■ **Short task**:
A single run of lines is to be printed exactly: starting at the line with "Convert this chart to D3.js code." and ending at the line with "const bracketA = [49.7, 93.3, 45.6, 53.2, 80.2];", both included. Leave the pictures out.

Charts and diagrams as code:
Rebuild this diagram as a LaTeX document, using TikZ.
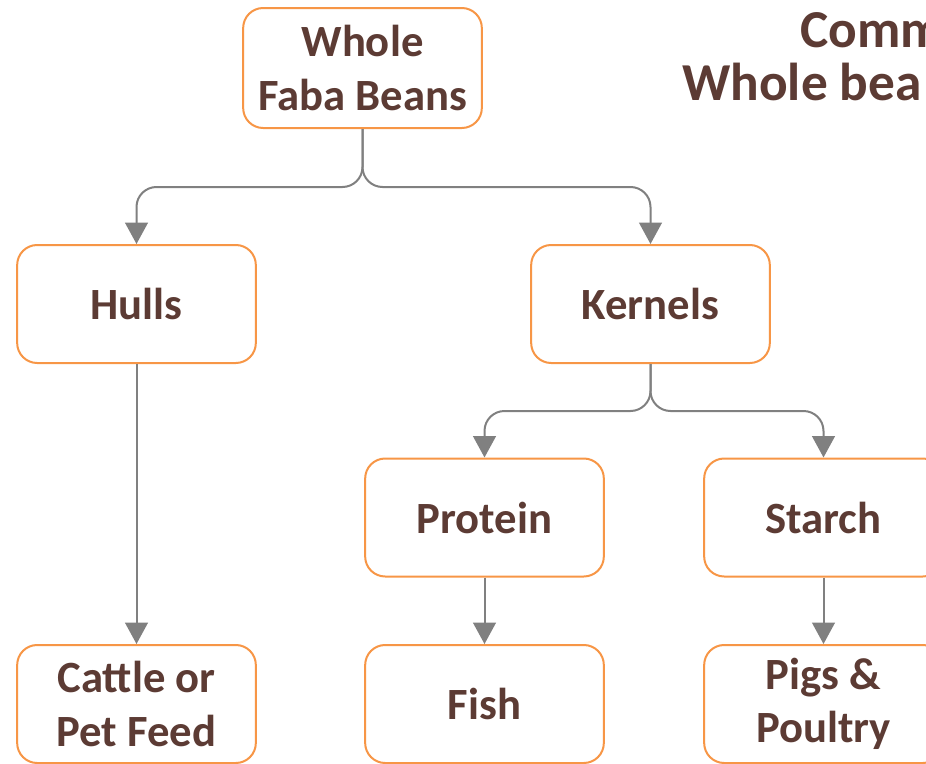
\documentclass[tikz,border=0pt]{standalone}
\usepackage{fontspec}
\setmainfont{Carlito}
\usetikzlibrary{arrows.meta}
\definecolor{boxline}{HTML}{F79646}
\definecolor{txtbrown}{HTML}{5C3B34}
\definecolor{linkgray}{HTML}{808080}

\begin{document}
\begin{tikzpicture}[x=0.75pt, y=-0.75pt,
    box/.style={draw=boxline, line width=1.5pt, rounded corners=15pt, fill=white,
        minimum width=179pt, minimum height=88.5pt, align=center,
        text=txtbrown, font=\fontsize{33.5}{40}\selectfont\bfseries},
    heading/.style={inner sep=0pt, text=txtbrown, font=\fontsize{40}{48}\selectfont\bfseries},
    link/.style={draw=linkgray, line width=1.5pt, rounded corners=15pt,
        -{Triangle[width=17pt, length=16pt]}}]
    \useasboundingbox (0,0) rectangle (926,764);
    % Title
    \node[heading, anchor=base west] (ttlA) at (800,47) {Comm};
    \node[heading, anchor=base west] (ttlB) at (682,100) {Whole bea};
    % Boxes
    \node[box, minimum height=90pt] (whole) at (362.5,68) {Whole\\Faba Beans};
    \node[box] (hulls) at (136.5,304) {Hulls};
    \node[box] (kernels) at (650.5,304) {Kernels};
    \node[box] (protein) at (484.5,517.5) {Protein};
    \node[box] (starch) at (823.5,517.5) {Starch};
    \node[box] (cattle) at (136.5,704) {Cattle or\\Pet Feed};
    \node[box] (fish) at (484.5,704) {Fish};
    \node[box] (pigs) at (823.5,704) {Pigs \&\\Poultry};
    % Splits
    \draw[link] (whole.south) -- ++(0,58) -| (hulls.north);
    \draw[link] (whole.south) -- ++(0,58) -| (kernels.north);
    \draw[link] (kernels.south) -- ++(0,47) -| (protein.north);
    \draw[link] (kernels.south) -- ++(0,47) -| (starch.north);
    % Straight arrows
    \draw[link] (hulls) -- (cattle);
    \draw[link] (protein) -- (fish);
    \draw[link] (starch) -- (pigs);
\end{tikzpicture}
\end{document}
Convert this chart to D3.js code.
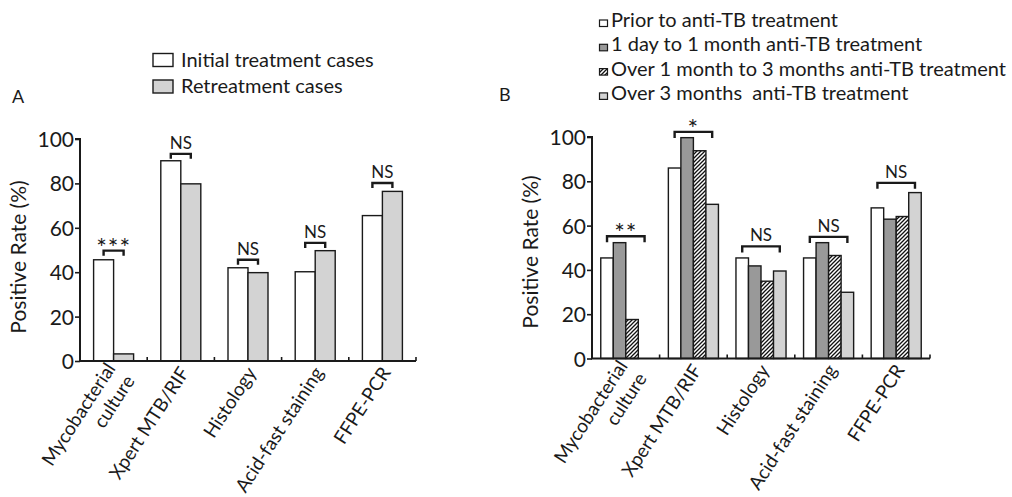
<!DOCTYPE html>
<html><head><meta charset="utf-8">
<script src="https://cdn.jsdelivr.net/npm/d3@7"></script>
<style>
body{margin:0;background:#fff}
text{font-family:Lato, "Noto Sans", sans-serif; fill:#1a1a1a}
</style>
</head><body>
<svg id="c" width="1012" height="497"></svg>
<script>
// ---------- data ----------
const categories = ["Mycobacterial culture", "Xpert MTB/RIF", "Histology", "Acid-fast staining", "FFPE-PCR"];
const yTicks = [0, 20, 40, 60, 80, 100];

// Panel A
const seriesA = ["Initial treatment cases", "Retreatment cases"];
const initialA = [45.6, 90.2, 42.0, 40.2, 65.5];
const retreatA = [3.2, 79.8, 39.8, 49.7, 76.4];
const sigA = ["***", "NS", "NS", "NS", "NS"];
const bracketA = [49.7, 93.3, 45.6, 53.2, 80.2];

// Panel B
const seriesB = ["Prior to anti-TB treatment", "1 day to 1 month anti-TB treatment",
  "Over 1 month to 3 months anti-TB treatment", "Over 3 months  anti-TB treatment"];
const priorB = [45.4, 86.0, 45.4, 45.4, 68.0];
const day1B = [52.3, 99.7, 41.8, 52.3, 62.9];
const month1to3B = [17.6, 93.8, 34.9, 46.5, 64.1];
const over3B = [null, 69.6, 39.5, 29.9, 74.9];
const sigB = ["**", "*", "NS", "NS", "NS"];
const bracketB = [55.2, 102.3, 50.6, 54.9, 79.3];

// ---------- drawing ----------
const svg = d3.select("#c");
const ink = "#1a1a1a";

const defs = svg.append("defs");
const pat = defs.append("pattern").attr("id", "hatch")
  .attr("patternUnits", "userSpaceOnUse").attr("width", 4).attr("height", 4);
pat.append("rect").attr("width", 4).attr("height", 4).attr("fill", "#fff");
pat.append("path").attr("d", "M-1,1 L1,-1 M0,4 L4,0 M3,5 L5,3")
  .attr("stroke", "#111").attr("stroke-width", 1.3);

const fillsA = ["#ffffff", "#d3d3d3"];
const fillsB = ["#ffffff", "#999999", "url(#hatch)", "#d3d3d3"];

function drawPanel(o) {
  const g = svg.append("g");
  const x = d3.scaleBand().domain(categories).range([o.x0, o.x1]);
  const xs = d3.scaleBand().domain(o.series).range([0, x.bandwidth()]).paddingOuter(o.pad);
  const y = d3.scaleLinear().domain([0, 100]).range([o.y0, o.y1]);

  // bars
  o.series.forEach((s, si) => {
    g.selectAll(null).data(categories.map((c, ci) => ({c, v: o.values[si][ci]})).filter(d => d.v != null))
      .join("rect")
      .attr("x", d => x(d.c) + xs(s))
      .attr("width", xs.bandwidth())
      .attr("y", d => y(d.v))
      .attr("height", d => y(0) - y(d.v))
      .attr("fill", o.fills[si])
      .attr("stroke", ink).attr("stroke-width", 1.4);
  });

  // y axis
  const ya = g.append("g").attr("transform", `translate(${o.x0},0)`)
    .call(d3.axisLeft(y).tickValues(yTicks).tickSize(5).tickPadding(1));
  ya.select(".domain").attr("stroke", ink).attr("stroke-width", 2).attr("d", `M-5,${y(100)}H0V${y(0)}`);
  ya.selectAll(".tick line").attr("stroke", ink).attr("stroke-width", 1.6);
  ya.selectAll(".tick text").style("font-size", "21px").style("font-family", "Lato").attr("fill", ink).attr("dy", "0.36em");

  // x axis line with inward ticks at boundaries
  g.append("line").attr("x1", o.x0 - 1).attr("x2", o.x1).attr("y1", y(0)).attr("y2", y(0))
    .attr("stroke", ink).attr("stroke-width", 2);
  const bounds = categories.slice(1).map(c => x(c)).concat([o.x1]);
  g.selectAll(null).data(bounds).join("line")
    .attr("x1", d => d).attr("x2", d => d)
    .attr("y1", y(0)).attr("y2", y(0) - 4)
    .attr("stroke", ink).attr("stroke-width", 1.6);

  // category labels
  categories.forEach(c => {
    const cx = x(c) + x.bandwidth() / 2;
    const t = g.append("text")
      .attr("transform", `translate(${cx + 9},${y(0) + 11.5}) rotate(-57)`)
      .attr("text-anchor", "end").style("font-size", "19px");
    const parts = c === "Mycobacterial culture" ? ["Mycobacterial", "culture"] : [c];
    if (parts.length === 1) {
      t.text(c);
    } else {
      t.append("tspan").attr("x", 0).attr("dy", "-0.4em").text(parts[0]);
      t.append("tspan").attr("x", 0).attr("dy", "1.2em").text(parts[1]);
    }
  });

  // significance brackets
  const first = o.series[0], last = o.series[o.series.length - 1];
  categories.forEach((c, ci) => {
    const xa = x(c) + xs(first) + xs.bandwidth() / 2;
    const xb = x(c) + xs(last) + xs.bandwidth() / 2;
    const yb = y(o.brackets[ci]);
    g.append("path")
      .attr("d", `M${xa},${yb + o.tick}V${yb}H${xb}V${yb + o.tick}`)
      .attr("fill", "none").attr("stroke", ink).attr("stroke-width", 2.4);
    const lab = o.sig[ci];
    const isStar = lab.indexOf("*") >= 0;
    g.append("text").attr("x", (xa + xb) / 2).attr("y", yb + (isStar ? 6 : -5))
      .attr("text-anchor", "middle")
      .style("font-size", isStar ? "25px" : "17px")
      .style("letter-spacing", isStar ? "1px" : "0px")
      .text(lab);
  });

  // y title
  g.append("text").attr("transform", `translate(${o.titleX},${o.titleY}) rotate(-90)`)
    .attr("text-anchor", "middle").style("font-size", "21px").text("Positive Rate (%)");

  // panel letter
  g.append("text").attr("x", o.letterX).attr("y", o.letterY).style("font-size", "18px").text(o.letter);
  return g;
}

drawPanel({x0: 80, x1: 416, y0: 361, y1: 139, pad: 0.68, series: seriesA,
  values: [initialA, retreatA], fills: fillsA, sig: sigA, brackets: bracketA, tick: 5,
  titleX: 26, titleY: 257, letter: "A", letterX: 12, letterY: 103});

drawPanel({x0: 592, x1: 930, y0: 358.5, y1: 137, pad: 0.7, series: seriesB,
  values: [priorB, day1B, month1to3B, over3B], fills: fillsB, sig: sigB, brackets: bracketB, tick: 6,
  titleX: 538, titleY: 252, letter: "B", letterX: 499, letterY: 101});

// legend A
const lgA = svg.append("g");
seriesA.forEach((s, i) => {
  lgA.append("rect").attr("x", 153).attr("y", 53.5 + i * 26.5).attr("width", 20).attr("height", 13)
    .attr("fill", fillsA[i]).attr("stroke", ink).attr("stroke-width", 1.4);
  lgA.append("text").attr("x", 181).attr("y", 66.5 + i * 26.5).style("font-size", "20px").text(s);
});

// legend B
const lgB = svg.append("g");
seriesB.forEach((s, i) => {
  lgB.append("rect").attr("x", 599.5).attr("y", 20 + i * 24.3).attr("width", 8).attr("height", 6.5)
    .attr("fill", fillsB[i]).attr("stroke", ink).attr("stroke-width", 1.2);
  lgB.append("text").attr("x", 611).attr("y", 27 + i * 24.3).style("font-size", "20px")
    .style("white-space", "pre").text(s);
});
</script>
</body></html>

■ **Solved exercise**:
Convert this chart to D3.js code.
<!DOCTYPE html>
<html><head><meta charset="utf-8">
<script src="https://cdn.jsdelivr.net/npm/d3@7"></script>
<style>
body{margin:0;background:#fff}
text{font-family:Lato, "Noto Sans", sans-serif; fill:#1a1a1a}
</style>
</head><body>
<svg id="c" width="1012" height="497"></svg>
<script>
// ---------- data ----------
const categories = ["Mycobacterial culture", "Xpert MTB/RIF", "Histology", "Acid-fast staining", "FFPE-PCR"];
const yTicks = [0, 20, 40, 60, 80, 100];

// Panel A
const seriesA = ["Initial treatment cases", "Retreatment cases"];
const initialA = [45.6, 90.2, 42.0, 40.2, 65.5];
const retreatA = [3.2, 79.8, 39.8, 49.7, 76.4];
const sigA = ["***", "NS", "NS", "NS", "NS"];
const bracketA = [49.7, 93.3, 45.6, 53.2, 80.2];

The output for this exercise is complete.